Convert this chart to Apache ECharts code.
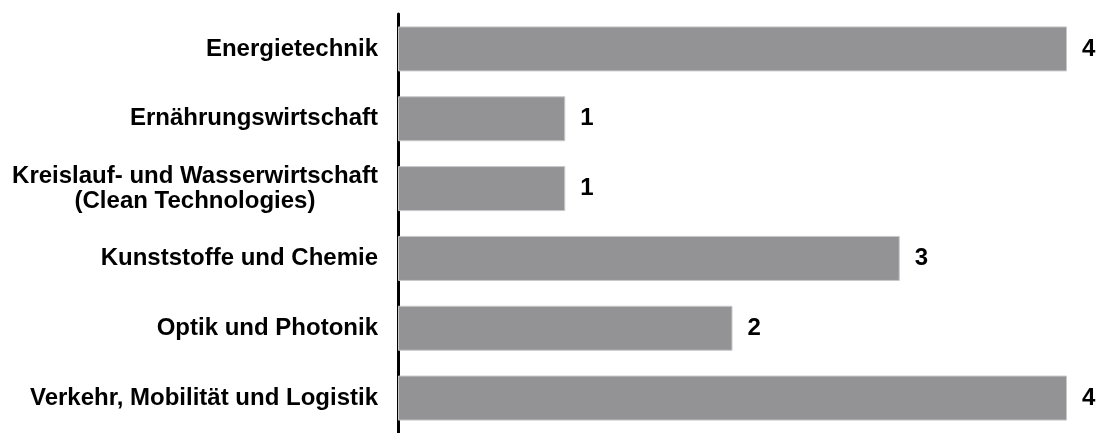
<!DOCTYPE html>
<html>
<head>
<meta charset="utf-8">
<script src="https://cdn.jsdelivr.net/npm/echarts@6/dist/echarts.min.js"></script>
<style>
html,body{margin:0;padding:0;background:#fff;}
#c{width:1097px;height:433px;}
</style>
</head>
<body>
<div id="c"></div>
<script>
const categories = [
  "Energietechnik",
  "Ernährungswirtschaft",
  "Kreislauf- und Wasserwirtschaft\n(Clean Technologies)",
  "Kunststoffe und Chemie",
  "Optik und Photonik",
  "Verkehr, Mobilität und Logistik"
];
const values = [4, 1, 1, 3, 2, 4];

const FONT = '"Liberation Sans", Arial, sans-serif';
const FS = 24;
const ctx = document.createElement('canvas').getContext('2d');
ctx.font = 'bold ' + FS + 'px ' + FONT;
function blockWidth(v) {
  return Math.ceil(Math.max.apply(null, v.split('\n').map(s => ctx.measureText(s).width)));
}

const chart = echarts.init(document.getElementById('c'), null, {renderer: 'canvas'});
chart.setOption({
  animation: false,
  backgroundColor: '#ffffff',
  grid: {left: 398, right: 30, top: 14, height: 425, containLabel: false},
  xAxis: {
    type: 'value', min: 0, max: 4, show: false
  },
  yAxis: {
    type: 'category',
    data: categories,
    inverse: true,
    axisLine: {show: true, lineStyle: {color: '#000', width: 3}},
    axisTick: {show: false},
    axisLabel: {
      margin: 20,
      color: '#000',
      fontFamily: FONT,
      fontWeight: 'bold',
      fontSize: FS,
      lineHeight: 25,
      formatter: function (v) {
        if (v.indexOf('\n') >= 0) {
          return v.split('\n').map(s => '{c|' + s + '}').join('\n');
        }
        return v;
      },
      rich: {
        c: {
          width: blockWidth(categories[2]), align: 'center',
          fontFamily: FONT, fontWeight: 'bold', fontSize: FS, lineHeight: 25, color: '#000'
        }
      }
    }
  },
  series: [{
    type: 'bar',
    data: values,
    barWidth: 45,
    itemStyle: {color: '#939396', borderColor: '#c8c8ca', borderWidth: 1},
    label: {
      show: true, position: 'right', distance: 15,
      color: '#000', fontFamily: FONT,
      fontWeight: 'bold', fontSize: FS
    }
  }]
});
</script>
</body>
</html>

------

_Task goal:_ Repeat the material above verbatim. Leave the pictures behind.

_In response:_
Convert this chart to Apache ECharts code.
<!DOCTYPE html>
<html>
<head>
<meta charset="utf-8">
<script src="https://cdn.jsdelivr.net/npm/echarts@6/dist/echarts.min.js"></script>
<style>
html,body{margin:0;padding:0;background:#fff;}
#c{width:1097px;height:433px;}
</style>
</head>
<body>
<div id="c"></div>
<script>
const categories = [
  "Energietechnik",
  "Ernährungswirtschaft",
  "Kreislauf- und Wasserwirtschaft\n(Clean Technologies)",
  "Kunststoffe und Chemie",
  "Optik und Photonik",
  "Verkehr, Mobilität und Logistik"
];
const values = [4, 1, 1, 3, 2, 4];

const FONT = '"Liberation Sans", Arial, sans-serif';
const FS = 24;
const ctx = document.createElement('canvas').getContext('2d');
ctx.font = 'bold ' + FS + 'px ' + FONT;
function blockWidth(v) {
  return Math.ceil(Math.max.apply(null, v.split('\n').map(s => ctx.measureText(s).width)));
}

const chart = echarts.init(document.getElementById('c'), null, {renderer: 'canvas'});
chart.setOption({
  animation: false,
  backgroundColor: '#ffffff',
  grid: {left: 398, right: 30, top: 14, height: 425, containLabel: false},
  xAxis: {
    type: 'value', min: 0, max: 4, show: false
  },
  yAxis: {
    type: 'category',
    data: categories,
    inverse: true,
    axisLine: {show: true, lineStyle: {color: '#000', width: 3}},
    axisTick: {show: false},
    axisLabel: {
      margin: 20,
      color: '#000',
      fontFamily: FONT,
      fontWeight: 'bold',
      fontSize: FS,
      lineHeight: 25,
      formatter: function (v) {
        if (v.indexOf('\n') >= 0) {
          return v.split('\n').map(s => '{c|' + s + '}').join('\n');
        }
        return v;
      },
      rich: {
        c: {
          width: blockWidth(categories[2]), align: 'center',
          fontFamily: FONT, fontWeight: 'bold', fontSize: FS, lineHeight: 25, color: '#000'
        }
      }
    }
  },
  series: [{
    type: 'bar',
    data: values,
    barWidth: 45,
    itemStyle: {color: '#939396', borderColor: '#c8c8ca', borderWidth: 1},
    label: {
      show: true, position: 'right', distance: 15,
      color: '#000', fontFamily: FONT,
      fontWeight: 'bold', fontSize: FS
    }
  }]
});
</script>
</body>
</html>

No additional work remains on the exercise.